▶ **Work to do**: Track down every line below that holds "matplotlib" and copy it.

====== Collected data

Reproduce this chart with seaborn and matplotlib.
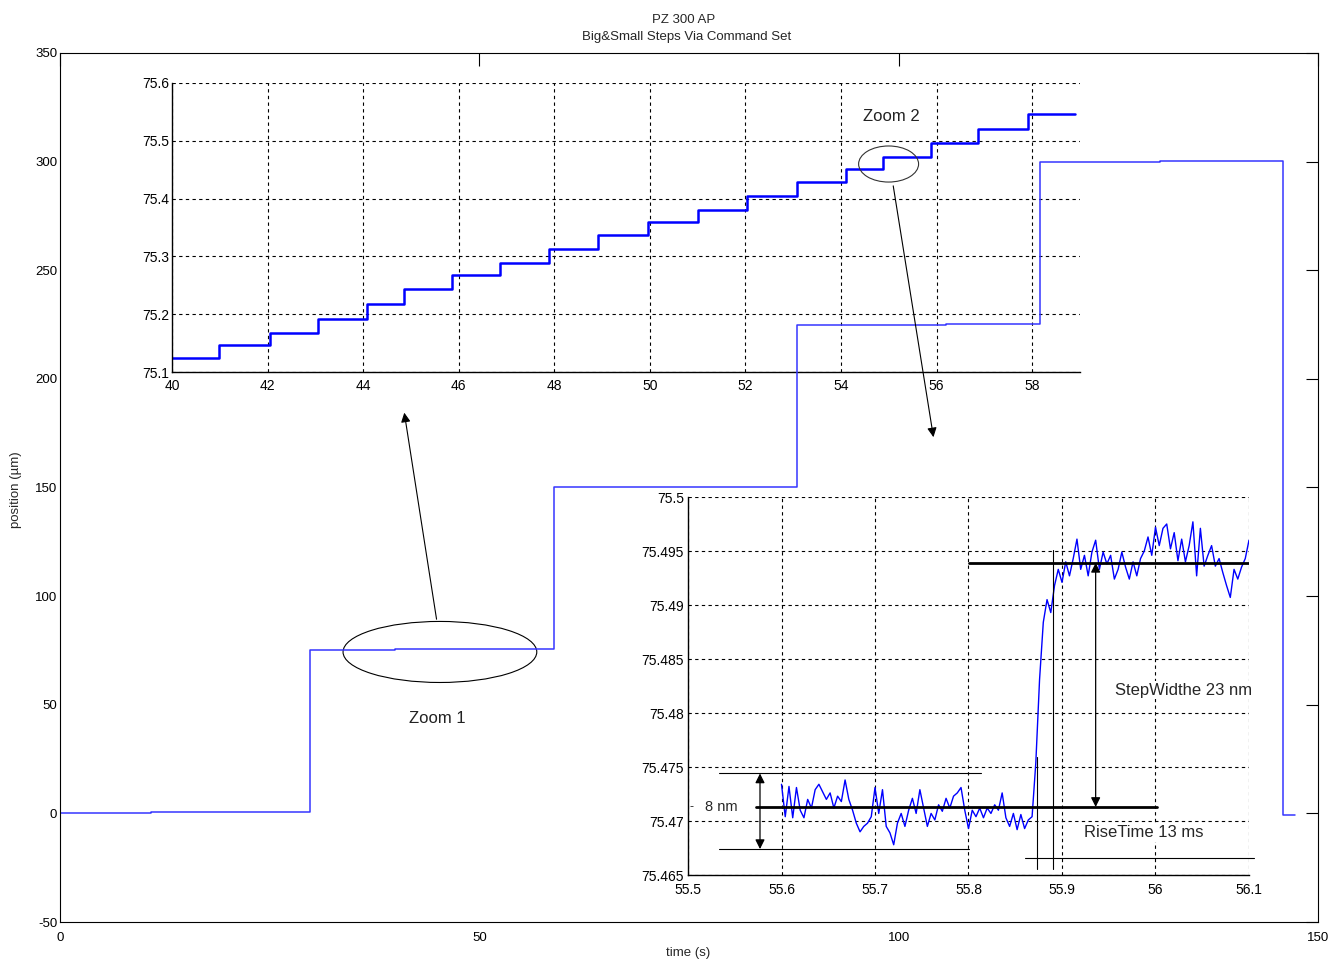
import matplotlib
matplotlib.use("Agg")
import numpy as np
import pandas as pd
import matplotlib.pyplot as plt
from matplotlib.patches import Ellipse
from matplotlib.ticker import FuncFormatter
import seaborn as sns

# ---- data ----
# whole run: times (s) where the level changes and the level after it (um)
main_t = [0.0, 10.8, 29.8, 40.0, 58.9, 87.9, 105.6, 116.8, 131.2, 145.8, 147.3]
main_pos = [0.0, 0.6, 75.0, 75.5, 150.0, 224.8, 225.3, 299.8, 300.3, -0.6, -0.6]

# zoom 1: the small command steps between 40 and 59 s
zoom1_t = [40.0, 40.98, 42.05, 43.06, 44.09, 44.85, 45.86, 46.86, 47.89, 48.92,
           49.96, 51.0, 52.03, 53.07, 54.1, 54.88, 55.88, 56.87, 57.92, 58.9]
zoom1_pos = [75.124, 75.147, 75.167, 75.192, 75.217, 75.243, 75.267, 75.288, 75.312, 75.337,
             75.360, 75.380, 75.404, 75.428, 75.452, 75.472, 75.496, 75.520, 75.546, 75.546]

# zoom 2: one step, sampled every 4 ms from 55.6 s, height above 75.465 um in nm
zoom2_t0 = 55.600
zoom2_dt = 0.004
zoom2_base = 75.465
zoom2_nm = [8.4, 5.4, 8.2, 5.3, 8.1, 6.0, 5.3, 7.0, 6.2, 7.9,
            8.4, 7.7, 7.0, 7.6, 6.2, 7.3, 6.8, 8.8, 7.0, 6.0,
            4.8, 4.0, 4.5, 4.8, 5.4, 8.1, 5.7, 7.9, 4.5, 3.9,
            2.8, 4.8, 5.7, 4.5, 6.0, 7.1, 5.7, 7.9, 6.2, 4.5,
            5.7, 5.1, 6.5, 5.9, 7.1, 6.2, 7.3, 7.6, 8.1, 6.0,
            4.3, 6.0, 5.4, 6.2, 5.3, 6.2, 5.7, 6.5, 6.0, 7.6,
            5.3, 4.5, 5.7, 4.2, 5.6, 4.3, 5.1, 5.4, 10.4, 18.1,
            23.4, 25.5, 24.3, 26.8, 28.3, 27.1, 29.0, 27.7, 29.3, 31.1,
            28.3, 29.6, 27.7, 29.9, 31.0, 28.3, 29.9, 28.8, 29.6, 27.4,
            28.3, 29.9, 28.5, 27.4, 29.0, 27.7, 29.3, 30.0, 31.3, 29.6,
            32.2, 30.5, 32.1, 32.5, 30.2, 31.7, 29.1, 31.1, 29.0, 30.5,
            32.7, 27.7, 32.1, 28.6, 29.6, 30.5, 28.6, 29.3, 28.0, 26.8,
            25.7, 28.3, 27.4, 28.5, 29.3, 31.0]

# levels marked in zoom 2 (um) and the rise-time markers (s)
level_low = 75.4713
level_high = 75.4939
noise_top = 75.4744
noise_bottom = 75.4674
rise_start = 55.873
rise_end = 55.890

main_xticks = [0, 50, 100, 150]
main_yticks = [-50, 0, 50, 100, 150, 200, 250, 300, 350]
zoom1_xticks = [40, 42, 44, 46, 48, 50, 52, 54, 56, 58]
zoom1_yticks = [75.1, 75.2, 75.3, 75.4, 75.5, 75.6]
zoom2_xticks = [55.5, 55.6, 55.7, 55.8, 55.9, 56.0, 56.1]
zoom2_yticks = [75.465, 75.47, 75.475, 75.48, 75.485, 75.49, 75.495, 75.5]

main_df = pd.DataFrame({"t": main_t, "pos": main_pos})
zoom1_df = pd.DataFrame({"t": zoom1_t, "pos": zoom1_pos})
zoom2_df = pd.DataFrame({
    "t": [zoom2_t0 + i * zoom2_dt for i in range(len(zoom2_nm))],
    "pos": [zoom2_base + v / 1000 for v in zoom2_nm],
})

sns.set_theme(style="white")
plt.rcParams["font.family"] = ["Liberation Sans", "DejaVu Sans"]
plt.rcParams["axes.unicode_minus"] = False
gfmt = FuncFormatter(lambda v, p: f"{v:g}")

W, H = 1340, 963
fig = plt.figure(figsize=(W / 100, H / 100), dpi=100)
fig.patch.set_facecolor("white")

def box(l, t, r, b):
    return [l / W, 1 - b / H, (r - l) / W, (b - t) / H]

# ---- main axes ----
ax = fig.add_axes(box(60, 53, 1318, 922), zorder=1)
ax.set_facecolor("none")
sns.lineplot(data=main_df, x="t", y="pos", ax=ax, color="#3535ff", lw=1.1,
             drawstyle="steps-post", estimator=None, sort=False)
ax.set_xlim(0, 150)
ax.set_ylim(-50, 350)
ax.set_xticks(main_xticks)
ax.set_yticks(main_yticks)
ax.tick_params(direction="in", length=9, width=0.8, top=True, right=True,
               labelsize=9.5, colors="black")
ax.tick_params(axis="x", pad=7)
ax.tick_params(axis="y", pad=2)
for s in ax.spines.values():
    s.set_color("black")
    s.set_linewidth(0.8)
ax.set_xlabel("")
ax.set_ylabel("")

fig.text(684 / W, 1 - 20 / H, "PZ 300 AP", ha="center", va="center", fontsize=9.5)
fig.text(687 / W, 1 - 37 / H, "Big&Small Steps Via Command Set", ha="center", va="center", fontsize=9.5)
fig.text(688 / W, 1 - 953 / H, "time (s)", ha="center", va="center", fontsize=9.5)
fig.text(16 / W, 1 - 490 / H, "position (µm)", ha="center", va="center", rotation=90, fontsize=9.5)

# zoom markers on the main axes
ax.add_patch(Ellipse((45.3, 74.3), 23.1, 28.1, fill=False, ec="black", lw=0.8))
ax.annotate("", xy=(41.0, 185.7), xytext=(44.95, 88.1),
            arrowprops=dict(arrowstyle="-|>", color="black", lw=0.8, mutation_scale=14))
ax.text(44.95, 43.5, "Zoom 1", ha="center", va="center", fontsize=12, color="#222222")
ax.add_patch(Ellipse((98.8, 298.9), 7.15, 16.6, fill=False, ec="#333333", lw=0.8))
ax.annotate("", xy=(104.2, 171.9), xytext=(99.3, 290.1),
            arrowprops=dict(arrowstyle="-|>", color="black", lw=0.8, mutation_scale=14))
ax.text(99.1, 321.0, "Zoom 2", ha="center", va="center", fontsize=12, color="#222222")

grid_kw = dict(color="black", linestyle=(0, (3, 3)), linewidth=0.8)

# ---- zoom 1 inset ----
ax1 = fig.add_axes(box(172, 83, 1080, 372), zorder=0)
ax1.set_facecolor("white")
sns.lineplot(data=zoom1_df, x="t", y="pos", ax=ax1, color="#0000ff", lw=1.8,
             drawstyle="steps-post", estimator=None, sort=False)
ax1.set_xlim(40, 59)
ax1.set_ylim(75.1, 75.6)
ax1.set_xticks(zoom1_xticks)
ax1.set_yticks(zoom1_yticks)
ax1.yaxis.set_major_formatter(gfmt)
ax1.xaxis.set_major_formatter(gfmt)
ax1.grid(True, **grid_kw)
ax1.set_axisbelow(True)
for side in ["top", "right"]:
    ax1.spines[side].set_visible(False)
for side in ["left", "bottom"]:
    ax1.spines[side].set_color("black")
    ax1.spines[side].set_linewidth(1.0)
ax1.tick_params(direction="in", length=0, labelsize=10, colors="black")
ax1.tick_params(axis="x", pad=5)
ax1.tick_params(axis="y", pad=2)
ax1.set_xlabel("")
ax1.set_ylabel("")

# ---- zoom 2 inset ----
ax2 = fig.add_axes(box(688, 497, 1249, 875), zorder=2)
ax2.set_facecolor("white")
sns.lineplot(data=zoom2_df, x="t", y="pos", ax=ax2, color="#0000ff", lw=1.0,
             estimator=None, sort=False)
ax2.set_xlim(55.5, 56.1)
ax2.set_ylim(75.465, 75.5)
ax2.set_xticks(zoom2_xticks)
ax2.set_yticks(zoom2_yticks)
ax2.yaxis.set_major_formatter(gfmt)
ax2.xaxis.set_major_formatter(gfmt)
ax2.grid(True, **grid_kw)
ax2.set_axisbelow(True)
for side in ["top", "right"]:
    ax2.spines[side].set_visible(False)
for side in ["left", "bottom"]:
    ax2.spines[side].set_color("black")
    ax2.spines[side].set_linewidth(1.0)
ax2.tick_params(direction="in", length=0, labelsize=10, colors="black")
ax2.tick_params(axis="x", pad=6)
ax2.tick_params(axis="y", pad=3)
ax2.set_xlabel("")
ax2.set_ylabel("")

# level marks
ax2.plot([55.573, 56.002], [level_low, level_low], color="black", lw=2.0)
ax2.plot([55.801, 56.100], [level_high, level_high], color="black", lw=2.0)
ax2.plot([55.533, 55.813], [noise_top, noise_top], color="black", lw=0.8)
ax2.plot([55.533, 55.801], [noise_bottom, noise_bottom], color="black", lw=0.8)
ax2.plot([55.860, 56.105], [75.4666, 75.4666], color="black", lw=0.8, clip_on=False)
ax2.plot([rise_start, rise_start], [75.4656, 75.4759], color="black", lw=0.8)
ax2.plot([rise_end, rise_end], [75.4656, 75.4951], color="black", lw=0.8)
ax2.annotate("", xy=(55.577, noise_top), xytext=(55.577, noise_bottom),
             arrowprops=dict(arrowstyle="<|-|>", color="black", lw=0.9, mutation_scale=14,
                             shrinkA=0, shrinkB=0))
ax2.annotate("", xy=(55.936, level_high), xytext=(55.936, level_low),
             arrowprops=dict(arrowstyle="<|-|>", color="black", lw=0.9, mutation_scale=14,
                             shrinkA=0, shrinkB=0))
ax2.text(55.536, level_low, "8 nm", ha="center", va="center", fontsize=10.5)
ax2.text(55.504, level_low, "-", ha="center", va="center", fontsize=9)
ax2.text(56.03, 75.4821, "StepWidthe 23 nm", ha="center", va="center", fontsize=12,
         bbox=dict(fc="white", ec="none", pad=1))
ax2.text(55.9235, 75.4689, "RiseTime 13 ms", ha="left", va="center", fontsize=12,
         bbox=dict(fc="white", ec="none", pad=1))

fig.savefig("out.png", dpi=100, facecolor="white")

============

▶ **Right answer**:
Reproduce this chart with seaborn and matplotlib.
import matplotlib
matplotlib.use("Agg")
import matplotlib.pyplot as plt
from matplotlib.patches import Ellipse
from matplotlib.ticker import FuncFormatter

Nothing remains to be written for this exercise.